I finished one of my urban landscapes today. I think I’ll call these Cincinnati Intersection 1&2. It always feels good to finish a painting, even if I feel slightly unsure about it. I don’t finish many paintings without some kind of doubt. I had a teacher one time tell me they could work on a painting forever, that sometimes you just have to call it. I feel that way a lot. How long is too long? And, how many times have I reworked something only to regret it?
I will make my way down to 1-10 and Fredericksburg and take some photos of that intersection too. I think these are all going to make a great series, if urban landscapes are your thing. I’m going Saturday to meet a group that calls themselves Urban Sketchers San Antonio. They work mostly with watercolor which will be cool. I haven’t worked with watercolor enough. Hopefully I’ll make some good contacts and find some camaraderie.
I listened to a podcast today, something I haven’t written about in a while. It was The Ezra Klein Show featuring the editor in chief of Christianity Today, Russell Moore. What I found the most confusing is how rational he sounded talking to this liberal host and presumably liberal audience. How can a leader in the Baptist church sound so even keel when white evangelicals always sound so… fundamentalist?
It sounds as if the church is in just as much conflict as everyone else. He talked about preachers wanting to quit and being exhausted because parishioners think their church is getting too liberal, or too Trumpy. I guess we’re all in the same boat these days.

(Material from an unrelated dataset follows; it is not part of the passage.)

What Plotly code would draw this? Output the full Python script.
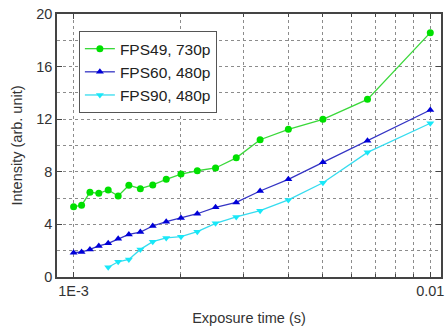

Is it really just the media? Is it the media that keeps us on edge, that’s got us anxious and frustrated? I feel like I’ve been waiting for Trump to go to jail for eight years. Is this what right-wingers felt about Hillary? Moore said he heard some evangelicals reacting to liberals saying “We can’t just turn the other cheek,” to which he replied, “That’s a direct quote from Jesus.” Apparently they didn’t care. They believe that these are times that call for different measures and that we can’t be weak.
In a way it makes me feel a little better knowing that this time of unprecedented conflict has reached every corner of society. I feel less alone. I feel less anxious about it. A lot of people don’t like Trump. It still disappoints me that so many people do, that they want him to be President, but that’s life in a democracy. I’m glad to hear though that not all evangelicals like him, or even tolerate conversations about him in their presence. My family used to get together for holidays but now it’s Trump supporters at one house and non-Trump supporters at another house. Frankly, I think it’s better for everyone.
The Brainwashing of My Dad was an incredible documentary about the media. It certainly wasn’t coming from a politically moderate perspective, but it did open my eyes to how many people out there had a loved one who started listening to right-wing talk-radio in the 80’s and became unreachable. Even before the entire country was at odds there have been friends and families at odds. People have been outraged for decades and there’s no end in sight.
ON a positive note, today’s podcast made me realize that there are people in all sorts of social circles who are intelligent and reasonable. Not everyone ‘on the other side’ is a raving lunatic. In fact, most of us are probably feeling the same things. We’re probably all feeling some sort of exhaustion, confusion, fear, and heartache. I wonder if and when we’ll return to happier times.